Потрясающие приключения Кавалера & Клея - стр. 46
– А ты-то что знаешь? – парировал Сэмми и подхватил Джо под локоть. Почти семь утра. Если прийти позже восьми, Анапол урезает жалованье. – Комиксы – штука прибыльная. Я знаю одного парня, Джерри Гловски… – И он потащил Джо в коридор, в прихожую и к двери, точно зная, что сейчас скажет мать.
– Джерри Гловски, – сказала мать. – Нашел на кого равняться. Он же недоразвитый. У него родители – между собой двоюродные.
– Джо, не слушай ее. Я дело говорю.
– Да незачем ему тратить время на твои идиотские комиксы.
– Тебя не касается, – прошипел Сэмми, – что он делает. Не так ли?
И это, как Сэмми и предполагал, мигом ее заткнуло. На вопросе о том, что кого касается, зиждилась вся этическая доктрина Этель Клейман, и ключевой ее догмат гласил: не в свое дело нос не суй. Чудовищами ее личной демонологии были сплетники, мозгоклюи и каждой бочке затычки. С соседями она вела мировую войну и с подозрением, переходившим в паранойю, относилась к визитам любых врачей, коммивояжеров, городских служащих, членов синагогального совета и разносчиков.
Сейчас она повернулась и посмотрела на племянника.
– Ты хочешь рисовать комиксы? – спросила она.
Джо, опустив голову, плечом подпирал дверной косяк. Пока Сэмми с Этель ругались, он делал вид, будто в вежливом смущении разглядывает коротковорсовый горчичный ковролин, но теперь поднял голову, и настал черед смущаться Сэмми. Кузен смерил его взглядом с головы до пят, оценивая и остерегая.
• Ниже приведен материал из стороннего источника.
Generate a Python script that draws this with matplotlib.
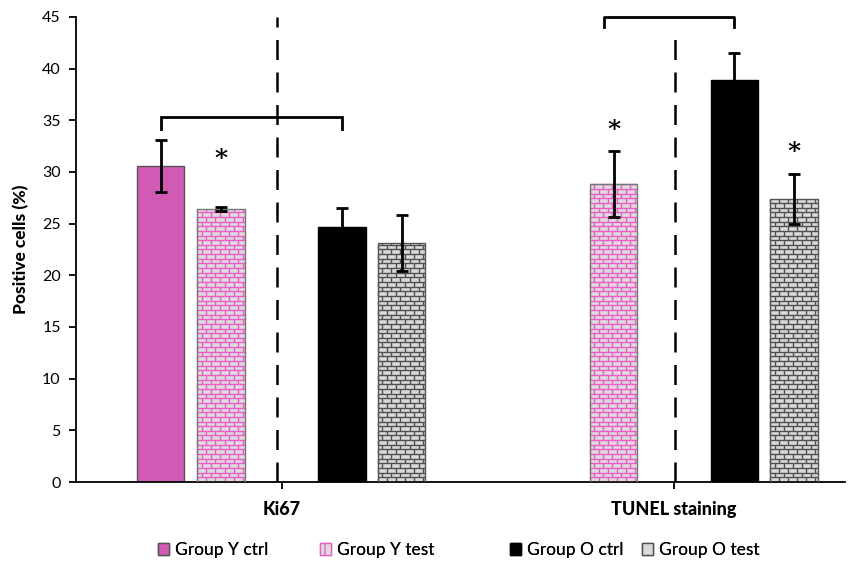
import numpy as np
import matplotlib
matplotlib.use("Agg")
import matplotlib.pyplot as plt
from matplotlib.patches import Patch
from matplotlib.collections import LineCollection

plt.rcParams['font.family'] = ['Lato', 'DejaVu Sans']

# ---- data ----
categories = ["Ki67", "TUNEL staining"]
series = ["Group Y ctrl", "Group Y test", "Group O ctrl", "Group O test"]
values = {
    "Group Y ctrl": [30.6, np.nan],
    "Group Y test": [26.4, 28.8],
    "Group O ctrl": [24.7, 38.9],
    "Group O test": [23.1, 27.4],
}
errors = {
    "Group Y ctrl": [2.5, np.nan],
    "Group Y test": [0.2, 3.2],
    "Group O ctrl": [1.8, 2.6],
    "Group O test": [2.7, 2.4],
}
# significance stars: (category index, series, y)
stars = [(0, "Group Y test", 31.3), (1, "Group Y test", 34.1), (1, "Group O test", 31.9)]
# comparison brackets: (category, left series, right series, top, leg bottom)
brackets = [(0, "Group Y ctrl", "Group O ctrl", 35.3, 34.2)]
y_ticks = list(range(0, 50, 5))

# ---- styling ----
offsets = {"Group Y ctrl": -0.308, "Group Y test": -0.154,
           "Group O ctrl": 0.154, "Group O test": 0.306}
bar_w = 0.121
styles = {
    "Group Y ctrl": dict(face="#d05ab4", edge="#555555", brick=None),
    "Group Y test": dict(face="#dcdcdc", edge="#777777", brick="#ec5cc8"),
    "Group O ctrl": dict(face="#000000", edge="#000000", brick=None),
    "Group O test": dict(face="#d9d9d9", edge="#555555", brick="#505050"),
}

fig = plt.figure(figsize=(8.57, 5.65), dpi=100)
ax = fig.add_axes([0.0887, 0.1469, 0.8973, 0.8231])
ax.set_xlim(-0.524, 1.436)
ax.set_ylim(0, 45)

x_cat = np.arange(len(categories))


def brick_fill(ax, rect, color, row_h=0.45, brick_w=0.023):
    x0, w, h = rect.get_x(), rect.get_width(), rect.get_height()
    segs = []
    y = 0.0
    row = 0
    while y < h:
        segs.append([(x0, y), (x0 + w, y)])
        shift = (brick_w / 2) * (row % 2)
        xv = x0 + shift
        while xv < x0 + w:
            segs.append([(xv, y), (xv, min(y + row_h, h))])
            xv += brick_w
        y += row_h
        row += 1
    lc = LineCollection(segs, colors=color, linewidths=1.0, zorder=2.5)
    lc.set_clip_path(rect)
    ax.add_collection(lc)


for s in series:
    st = styles[s]
    xs = x_cat + offsets[s]
    bars = ax.bar(xs, values[s], width=bar_w, color=st["face"],
                  edgecolor=st["edge"], linewidth=1.0, zorder=2)
    if st["brick"]:
        for r in bars:
            if np.isfinite(r.get_height()):
                brick_fill(ax, r, st["brick"])
        for r in bars:
            r.set_zorder(3)
            r.set_facecolor("none")
        ax.bar(xs, values[s], width=bar_w, color=st["face"], zorder=1.5,
               linewidth=0)
    ax.errorbar(xs, values[s], yerr=errors[s], fmt="none", ecolor="black",
                elinewidth=2, capsize=4, capthick=2, zorder=4)

for ci, s, yv in stars:
    ax.text(ci + offsets[s], yv, "*", ha="center", va="center",
            fontsize=18, fontweight="bold", family="DejaVu Serif", zorder=5)

for ci, s1, s2, top, bot in brackets:
    xa, xb = ci + offsets[s1], ci + offsets[s2]
    ax.plot([xa, xa, xb, xb], [bot, top, top, bot], color="black", lw=2,
            zorder=5, solid_joinstyle="miter")

# bracket over the TUNEL staining group (spans up to the top of the axis)
ax.plot([1 - 0.177, 1 - 0.177, 1 + offsets["Group O ctrl"], 1 + offsets["Group O ctrl"]],
        [44.0, 45, 45, 44.0], color="black", lw=2, zorder=5, clip_on=False)

# dashed separators between young and old groups
ax.plot([-0.013, -0.013], [0, 45], color="black", lw=1.8, dashes=(8, 5), zorder=1)
ax.plot([1.0025, 1.0025], [0, 44.0], color="black", lw=1.8, dashes=(8, 5), zorder=1)

ax.set_yticks(y_ticks)
ax.set_yticklabels([str(v) for v in y_ticks], fontsize=11.5)
ax.set_xticks([0.0, 1.0])
ax.set_xticklabels(["", ""])
for ci, c in enumerate(categories):
    ax.text(ci, -2.7, c, ha="center", va="center", fontsize=13,
            fontweight="black")

ax.set_ylabel("Positive cells (%)", fontsize=12.5, fontweight="black", labelpad=9)
for side in ("top", "right"):
    ax.spines[side].set_visible(False)
for side in ("left", "bottom"):
    ax.spines[side].set_linewidth(1.3)
ax.tick_params(axis="y", direction="out", length=5, width=1.3, pad=6)
ax.tick_params(axis="x", direction="out", length=5, width=1.3)

handles = [
    Patch(facecolor="#d05ab4", edgecolor="#555555", label="Group Y ctrl"),
    Patch(facecolor="#dcdcdc", edgecolor="#ec5cc8", hatch="+", label="Group Y test"),
    Patch(facecolor="#000000", edgecolor="#000000", label="Group O ctrl"),
    Patch(facecolor="#d9d9d9", edgecolor="#505050", hatch="+", label="Group O test"),
]
# legend entries placed individually along the bottom (left edges in pixels)
entry_left_px = [158, 320, 510, 642]
W, H = 857, 565
for h, xp in zip(handles, entry_left_px):
    lg = fig.legend(handles=[h], loc="center left",
                    bbox_to_anchor=(xp / W, (H - 550) / H),
                    frameon=False, fontsize=12.5, handlelength=0.65,
                    handleheight=0.65, handletextpad=0.35, borderpad=0,
                    borderaxespad=0)
    fig.add_artist(lg)

fig.savefig("out.png", dpi=100)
– Да, тетя, – ответил Джо. – Хочу. Но у меня есть один вопрос. Что такое комикс?
Сэмми залез в свое портфолио, вытащил помятый и залистанный последний выпуск «Экшн комикс» и протянул кузену.
В 1939 году американский комикс, как доисторические бобры и тараканы, был крупнее и в громоздкости своей роскошнее позднейших потомков. Вдохновляясь форматом иллюстрированного журнала и объемом бульварного романа, за идеальную цену в один жалкий десятицентовик он предлагал читателю кричащую тяжесть шестидесяти четырех страниц (считая обложки). Как правило, качество внутренних иллюстраций бывало в лучшем случае отвратительным, однако обложки делались с претензией на некое журнальное мастерство и дизайн, на бойкость бульварщины. Обложка комикса в те ранние дни была афишей кино из грез, что длилось ровно две секунды, вспыхивало в голове и разворачивалось во всем своем великолепии за мгновение перед тем, как ты переворачивал эту обложку, открывая пачку сколотой скобками шершавой бумаги, и вспыхивал свет. Обложки зачастую рисовали от руки, а не просто контуровали тушью и раскрашивали, и занимались этим обладатели серьезных профессиональных репутаций, ремесленники от иллюстрации, умевшие изобразить опрятных лаборанток, закованных в цепи, и томных, подробных лесных ягуаров, и анатомически правильные мужские тела, и ступни, которые под такими телами не крошились. В руке эти увесистые первые выпуски «Уандер» или «Детектив» с цветными экипажами пиратских кораблей, индусами-отравителями и мстителями в лихих шляпах, с изобильным оформлением, одновременно стильным и грубым, даже сегодня как будто обещают приключения ненапряжного, но весьма нажористого сорта. Зачастую, впрочем, сцена на обложке не имела касательства к жиденькой кашице материала внутри. Между обложками – откуда ныне веет гниением и ностальгией, неотвратимым амбре блошиного рынка, – комикс 1939 года и художественно, и морфологически был весьма и весьма примитивен. Как все гибридные жанры искусства и пиджины, комикс начал с необходимого и очень плодотворного периода генетического и грамматического бардака. Люди, почти всю свою жизнь читавшие газетные комикс-стрипы и бульварные журналы, зачастую молодые и пока непривычные к карандашу, кисти для туши и жестоким срокам сдельщины, силились заглянуть за строгие пространственные рамки газетного стрипа, с одной стороны, и чистой распаленной многословности бульварного романа – с другой.